Le Premier ministre irakien, Mohamed Shia' Al-Sudani, a annoncé le lancement du Plan national de développement 2024-2028 lors d'une cérémonie organisée par le ministère de la Planification, avec le soutien de partenaires internationaux tels que le PNUD et l'USAID. Cette initiative offre des garanties souveraines au secteur privé pour stimuler les projets industriels et agricoles, tout en faisant progresser la réforme du système bancaire, l'automatisation des services et l'utilisation généralisée des paiements électroniques. « Le nouveau plan s'aligne sur les objectifs du gouvernement et relève les défis internes et externes », a déclaré le Premier ministre.

Face à cette nouvelle, le gouvernement irakien s'est montré plus optimiste quant à son économie non pétrolière. Il a relevé de 0,5 point de pourcentage ses prévisions de croissance des secteurs non liés au pétrole (tels que l'agriculture, l'industrie et les services), qui devrait ainsi atteindre 4 % en 2025. Toutefois, même si cette croissance représente une amélioration par rapport aux prévisions précédentes, elle reste inférieure à celle de 2024, où le secteur non pétrolier avait progressé de 5 %.

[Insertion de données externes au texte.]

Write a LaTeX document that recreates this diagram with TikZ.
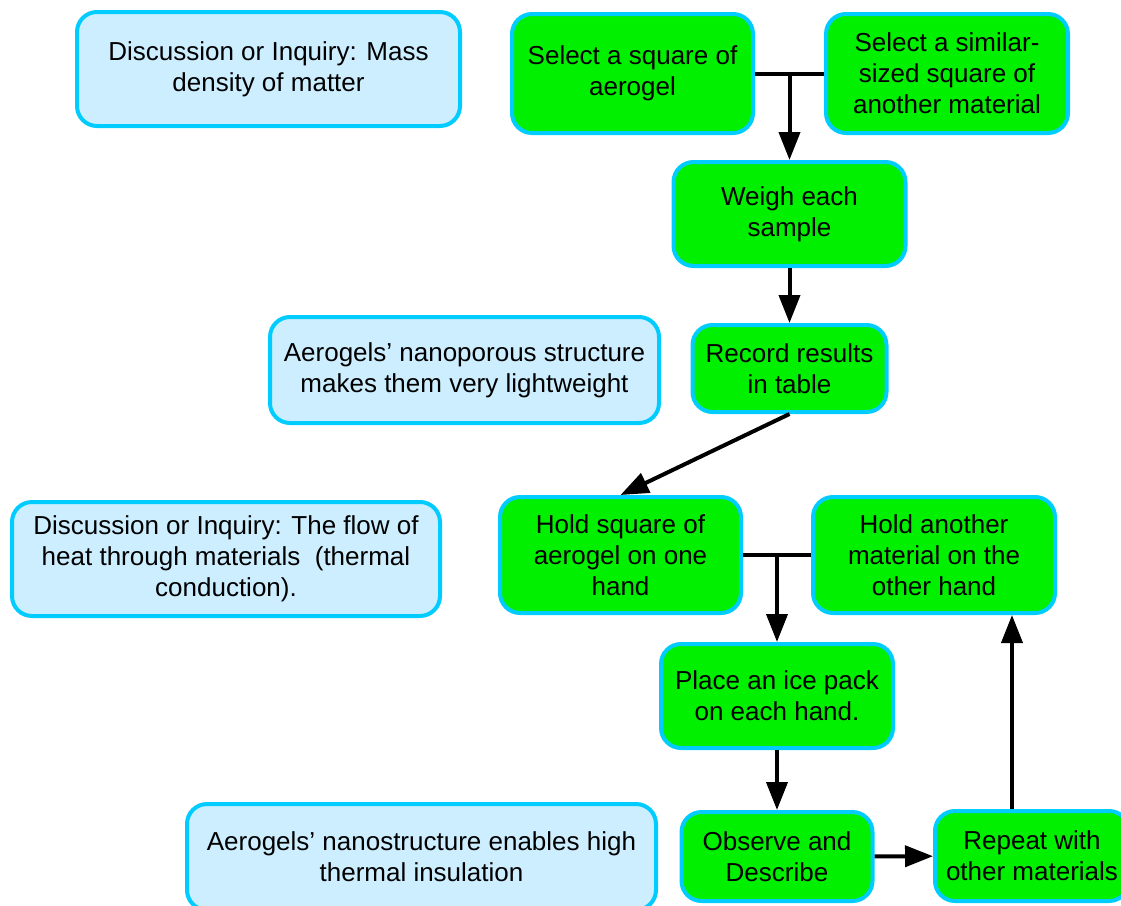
\documentclass[tikz,border=0pt]{standalone}
\usepackage{fontspec}
\setmainfont{Liberation Sans}
\usetikzlibrary{arrows.meta}
\definecolor{boxline}{HTML}{00CCFF}
\definecolor{stepgreen}{HTML}{00F000}
\definecolor{notefill}{HTML}{CCEEFF}
\begin{document}
\begin{tikzpicture}[x=1pt,y=-1pt,
    box/.style={draw=boxline,line width=4pt,rounded corners=20pt,align=center,
      inner sep=0pt,font=\fontsize{26}{31}\selectfont},
    stepbox/.style={box,fill=stepgreen},
    notebox/.style={box,fill=notefill},
    link/.style={line width=4pt,-{Triangle[length=28pt,width=21pt]}}]
  \useasboundingbox (0,0) rectangle (1121,905);

  % discussion notes (left column)
  \node[notebox,minimum width=383pt,minimum height=114pt] (mass) at (268.5,69)
    {Discussion or Inquiry: Mass\\density of matter};
  \node[notebox,minimum width=389pt,minimum height=106pt] (light) at (464.5,370)
    {Aerogels’ nanoporous structure\\makes them very lightweight};
  \node[notebox,minimum width=428pt,minimum height=114pt] (flow) at (226,559)
    {Discussion or Inquiry: The flow of\\heat through materials \ (thermal\\conduction).};
  \node[notebox,minimum width=469pt,minimum height=106pt] (insul) at (421.5,857)
    {Aerogels’ nanostructure enables high\\thermal insulation};

  % mass density steps
  \node[stepbox,minimum width=241pt,minimum height=119pt] (selA) at (632.5,73.5)
    {Select a square of\\aerogel};
  \node[stepbox,minimum width=242pt,minimum height=119pt] (selB) at (947,73.5)
    {Select a similar-\\sized square of\\another material};
  \node[stepbox,minimum width=232pt,minimum height=104pt] (weigh) at (789.5,214)
    {Weigh each\\sample};
  \node[stepbox,minimum width=194pt,minimum height=87pt] (record) at (789.5,368.5)
    {Record results\\in table};

  % thermal conduction steps
  \node[stepbox,minimum width=241pt,minimum height=116pt] (holdA) at (620.5,555)
    {Hold square of\\aerogel on one\\hand};
  \node[stepbox,minimum width=242pt,minimum height=116pt] (holdB) at (934,555)
    {Hold another\\material on the\\other hand};
  \node[stepbox,minimum width=232pt,minimum height=104pt] (place) at (777,696)
    {Place an ice pack\\on each hand.};
  \node[stepbox,minimum width=191pt,minimum height=89pt] (observe) at (777,856.5)
    {Observe and\\Describe};
  \node[stepbox,minimum width=194pt,minimum height=90pt] (repeat) at (1032,856)
    {Repeat with\\other materials};

  % connectors
  \draw[line width=4pt] (selA.east) -- coordinate[pos=0.5] (j1) (selB.west);
  \draw[link] (j1) -- (j1 |- weigh.north);
  \draw[link] (weigh) -- (record);
  \draw[link] (record.south) -- (holdA.north);
  \draw[line width=4pt] (holdA.east) -- coordinate[pos=0.5] (j2) (holdB.west);
  \draw[link] (j2) -- (j2 |- place.north);
  \draw[link] (place) -- (observe);
  \draw[link] (observe) -- (repeat);
  \draw[link] ([xshift=-20pt]repeat.north) -- ([xshift=-20pt]repeat.north |- holdB.south);

\end{tikzpicture}
\end{document}
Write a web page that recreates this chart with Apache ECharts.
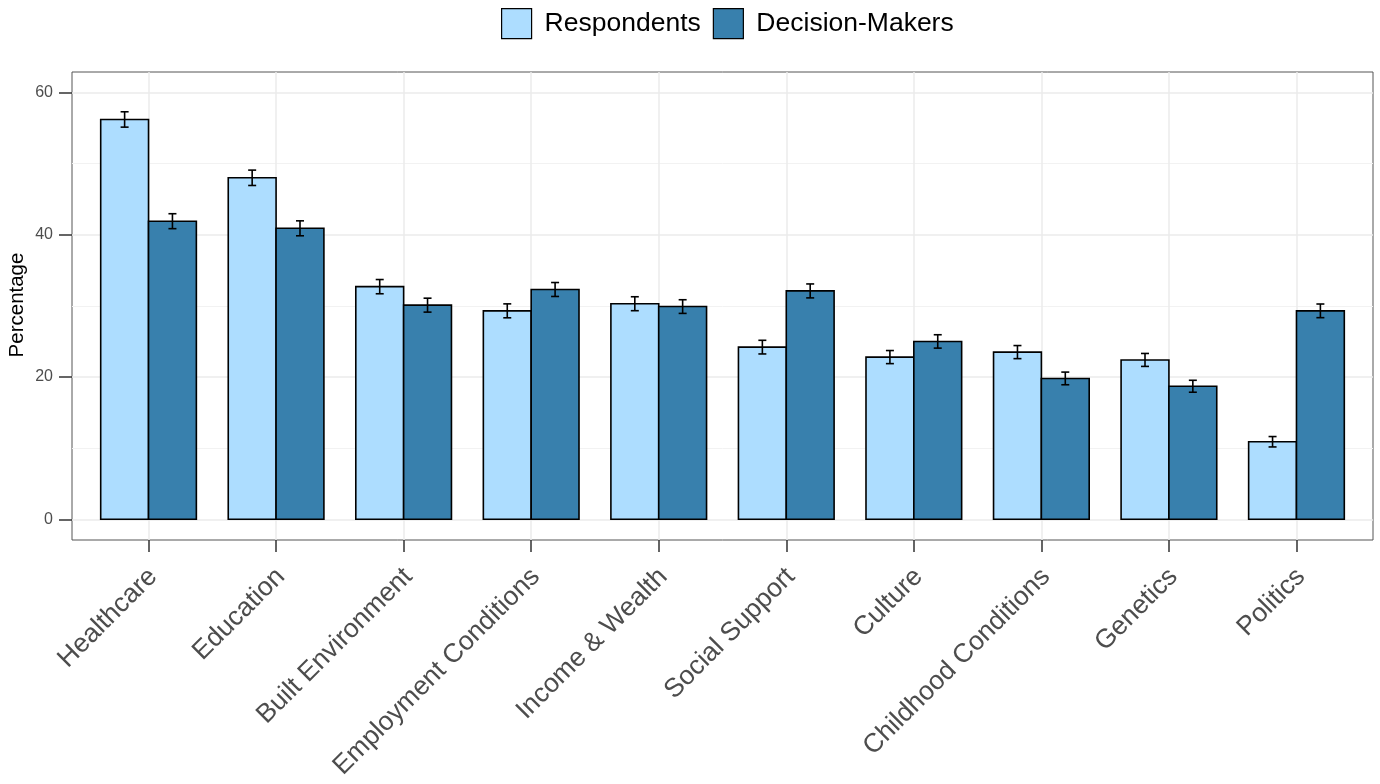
<!DOCTYPE html>
<html>
<head>
<meta charset="utf-8">
<title>Percentage by factor</title>
<script src="https://cdn.jsdelivr.net/npm/echarts@6/dist/echarts.min.js"></script>
<style>
  html, body { margin: 0; padding: 0; background: #fff; }
  #chart { width: 1380px; height: 784px; }
</style>
</head>
<body>
<div id="chart"></div>
<script>
// data
var categories = ['Healthcare', 'Education', 'Built Environment', 'Employment Conditions',
  'Income & Wealth', 'Social Support', 'Culture', 'Childhood Conditions', 'Genetics', 'Politics'];
var respondents = [56.2, 48.0, 32.7, 29.3, 30.3, 24.2, 22.8, 23.5, 22.4, 10.9];
var decisionMakers = [41.9, 40.9, 30.1, 32.3, 29.9, 32.1, 25.0, 19.8, 18.7, 29.3];
var respondentsErr = [1.08, 1.08, 1.0, 0.98, 0.98, 0.96, 0.92, 0.92, 0.91, 0.73];
var decisionMakersErr = [1.05, 1.05, 0.98, 0.98, 0.96, 0.98, 0.94, 0.89, 0.84, 0.96];
var yTicks = [0, 20, 40, 60];
var yMinorTicks = [10, 30, 50];

var FONT = 'Liberation Sans, Arial, sans-serif';
var BAR_W = 0.375; // each bar, in category units
var positions = categories.map(function (c, i) { return i + 1; });

function toData(values, errs) {
  return values.map(function (v, i) { return [i + 1, v, errs[i]]; });
}

// bar drawn left (-1) or right (+1) of the category centre
function barRenderer(side) {
  return function (params, api) {
    var x = api.value(0);
    var y = api.value(1);
    var x0 = side < 0 ? x - BAR_W : x;
    var p0 = api.coord([x0, y]);
    var p1 = api.coord([x0 + BAR_W, 0]);
    return {
      type: 'rect',
      shape: { x: p0[0], y: p0[1], width: p1[0] - p0[0], height: p1[1] - p0[1] },
      style: { fill: api.visual('color'), stroke: '#000', lineWidth: 1.6 }
    };
  };
}

function errRenderer(side) {
  return function (params, api) {
    var x = api.value(0) + side * BAR_W / 2;
    var y = api.value(1);
    var e = api.value(2);
    var top = api.coord([x, y + e]);
    var bot = api.coord([x, y - e]);
    var cap = 4;
    var st = { stroke: '#000', lineWidth: 1.6 };
    return {
      type: 'group',
      children: [
        { type: 'line', shape: { x1: top[0], y1: top[1], x2: bot[0], y2: bot[1] }, style: st },
        { type: 'line', shape: { x1: top[0] - cap, y1: top[1], x2: top[0] + cap, y2: top[1] }, style: st },
        { type: 'line', shape: { x1: bot[0] - cap, y1: bot[1], x2: bot[0] + cap, y2: bot[1] }, style: st }
      ]
    };
  };
}

var chart = echarts.init(document.getElementById('chart'));

var option = {
  backgroundColor: '#fff',
  animation: false,
  textStyle: { fontFamily: FONT },
  legend: {
    top: 3,
    left: 496,
    icon: 'rect',
    itemWidth: 30,
    itemHeight: 30,
    itemGap: 12,
    itemStyle: { borderColor: '#000', borderWidth: 1.2 },
    textStyle: { fontSize: 26.5, color: '#000', fontFamily: FONT, padding: [0, 0, 0, 8] },
    data: ['Respondents', 'Decision-Makers']
  },
  // y axis title
  graphic: [
    {
      type: 'text',
      x: 17,
      y: 305,
      rotation: Math.PI / 2,
      style: {
        text: 'Percentage',
        fontSize: 20.5,
        fontFamily: FONT,
        fill: '#000',
        align: 'center',
        verticalAlign: 'middle'
      }
    }
  ],
  grid: {
    left: 72,
    right: 7,
    top: 72,
    bottom: 244,
    outerBoundsMode: 'none',
    show: true,
    borderColor: '#555',
    borderWidth: 1
  },
  xAxis: {
    type: 'value',
    min: 0.4,
    max: 10.6,
    axisLine: { show: false, onZero: false },
    axisTick: { show: true, length: 12, customValues: positions, lineStyle: { color: '#333', width: 1.5 } },
    axisLabel: {
      customValues: positions,
      rotate: 45,
      align: 'right',
      verticalAlign: 'middle',
      margin: 28,
      fontSize: 26.5,
      color: '#4D4D4D',
      fontFamily: FONT,
      formatter: function (v) { return '{c|' + categories[Math.round(v) - 1] + '}'; },
      rich: {
        c: { fontSize: 26.5, color: '#4D4D4D', fontFamily: FONT, padding: [13, 0, 0, 0] }
      }
    },
    splitLine: { show: true, lineStyle: { color: '#EBEBEB', width: 1.5 } }
  },
  yAxis: [
    {
      type: 'value',
      min: -2.91,
      max: 62.87,
      axisLine: { show: false, onZero: false },
      axisTick: { show: true, length: 13, customValues: yTicks, lineStyle: { color: '#333', width: 1.5 } },
      axisLabel: { customValues: yTicks, fontSize: 16, color: '#4D4D4D', margin: 19, fontFamily: FONT },
      splitLine: { show: true, lineStyle: { color: '#EBEBEB', width: 1.5 } }
    },
    {
      type: 'value',
      min: -2.91,
      max: 62.87,
      axisLine: { show: false, onZero: false },
      axisTick: { show: false, customValues: yMinorTicks },
      axisLabel: { show: false, customValues: yMinorTicks },
      splitLine: { show: true, lineStyle: { color: '#F2F2F2', width: 1 } }
    }
  ],
  series: [
    {
      name: 'Respondents',
      type: 'custom',
      renderItem: barRenderer(-1),
      itemStyle: { color: '#ADDDFF', borderColor: '#000' },
      encode: { x: 0, y: 1 },
      data: toData(respondents, respondentsErr),
      z: 2
    },
    {
      name: 'Decision-Makers',
      type: 'custom',
      renderItem: barRenderer(1),
      itemStyle: { color: '#3880AD', borderColor: '#000' },
      encode: { x: 0, y: 1 },
      data: toData(decisionMakers, decisionMakersErr),
      z: 2
    },
    {
      name: 'resp-err',
      type: 'custom',
      renderItem: errRenderer(-1),
      encode: { x: 0, y: 1 },
      data: toData(respondents, respondentsErr),
      z: 3
    },
    {
      name: 'dm-err',
      type: 'custom',
      renderItem: errRenderer(1),
      encode: { x: 0, y: 1 },
      data: toData(decisionMakers, decisionMakersErr),
      z: 3
    }
  ]
};

chart.setOption(option);
</script>
</body>
</html>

L'absence de progrès dans les secteurs non pétroliers est aggravée non seulement par la dépendance au pétrole, mais aussi par une mauvaise gestion économique et de fortes tensions internes. Le budget national irakien est déséquilibré : une grande partie des dépenses est consacrée aux salaires du secteur public et aux subventions, ce qui laisse peu de ressources pour des investissements dans le développement durable à long terme. À cela s'ajoute une augmentation inquiétante de la dette intérieure, qui a augmenté de 17 % et dépasse désormais 63 milliards de dollars. Enfin, les conflits constants entre le gouvernement central et la région du Kurdistan pour le contrôle des exportations et des revenus pétroliers entravent également la mise en œuvre de réformes structurelles urgentes.